It’s taken four years, but the California DVD case
will finally reach the state Supreme Court on Thursday. (From there, it will probably head to the U.S. Supreme Court.) And yet, the media is still getting the story completely wrong
: DeCSS was not created to copy DVDs (though its code can be used in that fashion), but rather to make DVDs viewable with Free Software
See, you may think you “own” those shiny silver discs you’ve bought. You may think you can play your DVDs on whatever damn hardware you like. But the movie industry says you’re wrong. Moving overseas? Your American DVDs won’t play on European or Asian players. Run Linux instead of Windows or the Mac OS? Too bad: There is no sanctioned player software for that platform. Free Software projects don’t pay ransoms to gain the “secret recipes” needed to access closed data formats — instead, such projects reverse engineer the formats in question. The movie mavens (along with their inbred cousins in the music industry and the commercial software cabal) want to outlaw this sort of reverse engineering for good.
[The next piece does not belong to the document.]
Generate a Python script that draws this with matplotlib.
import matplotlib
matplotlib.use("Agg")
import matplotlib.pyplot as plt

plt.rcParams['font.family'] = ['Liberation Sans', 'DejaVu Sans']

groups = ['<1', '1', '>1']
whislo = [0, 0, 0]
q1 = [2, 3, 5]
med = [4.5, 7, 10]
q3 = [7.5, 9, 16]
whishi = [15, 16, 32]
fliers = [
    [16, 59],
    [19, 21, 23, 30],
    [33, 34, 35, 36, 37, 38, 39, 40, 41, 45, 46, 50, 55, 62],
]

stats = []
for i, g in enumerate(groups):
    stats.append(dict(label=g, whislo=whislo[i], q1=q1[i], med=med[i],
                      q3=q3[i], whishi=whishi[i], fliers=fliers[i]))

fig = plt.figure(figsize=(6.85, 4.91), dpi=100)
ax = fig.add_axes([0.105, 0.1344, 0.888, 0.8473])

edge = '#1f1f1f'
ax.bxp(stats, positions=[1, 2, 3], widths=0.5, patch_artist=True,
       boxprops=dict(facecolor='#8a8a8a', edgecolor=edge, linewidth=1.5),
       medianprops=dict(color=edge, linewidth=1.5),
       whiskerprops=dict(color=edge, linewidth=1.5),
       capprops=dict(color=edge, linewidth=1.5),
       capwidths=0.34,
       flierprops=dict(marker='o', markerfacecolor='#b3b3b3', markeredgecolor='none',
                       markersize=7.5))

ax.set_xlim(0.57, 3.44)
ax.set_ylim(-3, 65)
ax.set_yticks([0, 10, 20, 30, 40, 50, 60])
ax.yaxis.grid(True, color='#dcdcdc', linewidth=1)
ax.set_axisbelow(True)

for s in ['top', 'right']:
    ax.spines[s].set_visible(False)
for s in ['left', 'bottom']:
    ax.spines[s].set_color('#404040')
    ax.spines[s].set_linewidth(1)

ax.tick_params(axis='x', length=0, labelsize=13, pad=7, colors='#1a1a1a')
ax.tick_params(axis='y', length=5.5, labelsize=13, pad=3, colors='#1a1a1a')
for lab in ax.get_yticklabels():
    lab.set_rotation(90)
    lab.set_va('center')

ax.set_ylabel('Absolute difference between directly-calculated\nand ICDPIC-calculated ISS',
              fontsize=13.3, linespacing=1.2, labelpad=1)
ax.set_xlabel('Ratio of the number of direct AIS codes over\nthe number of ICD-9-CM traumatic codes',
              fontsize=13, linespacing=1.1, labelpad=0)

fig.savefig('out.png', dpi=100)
This might not sound scary if you’re the type of person who sticks to commercial software and never has a need to reverse engineer a damned thing. Windows will always play DVDs, and Windows is all you’ll ever use, so why should you care about this issue? I’ve got one word for you: e-books. If industry can in fact control how
you access the content you have paid for, then the evil possibilities are endless when we arrive at a time and space where e-books are more prevalent than their dead-tree counterparts.
Say you someday purchase a book in Microsoft Reader 11.0 format. Two years later, you decide to upgrade to a new e-book reader. You get home and you realize that your new reader only reads Microsoft Reader 12.0 files. Microsoft is willing to “upgrade” your 11.0 format books to the new format, but for a fee.
Right there, you’ve been denied access to content you paid for
. Will it
be legal for you, at that point in time, to reverse engineer the 11.0 books you
own and convert them to 12.0 format yourself? Or would it be legal for you to hire some good-natured hacker to do this work for you?
Some geek in the back just stood up and said my example is bogus, because we can safely assume that new hardware would be backwards-compatible and would be able to read older files. All right, then: Say you purchase a bunch of books in a competing format — Adobe’s e-book format, version 8.0 let’s say — and that competing format doesn’t do so well in the marketplace, and eventually, Adobe gives up, packs up, goes home. You’ve got a few dozen books in their format, which is now abandoned. And then your Adobe e-book reader fails, and you can’t find replacement parts or anyone who can fix it. Will it be legal for you to reverse engineer the Adobe format and convert your books to another format you can access? Will it be legal for you to pay a hacker to do the work for you?
We don’t know the answers to these questions yet. The next chapter in this particular legal saga begins tomorrow.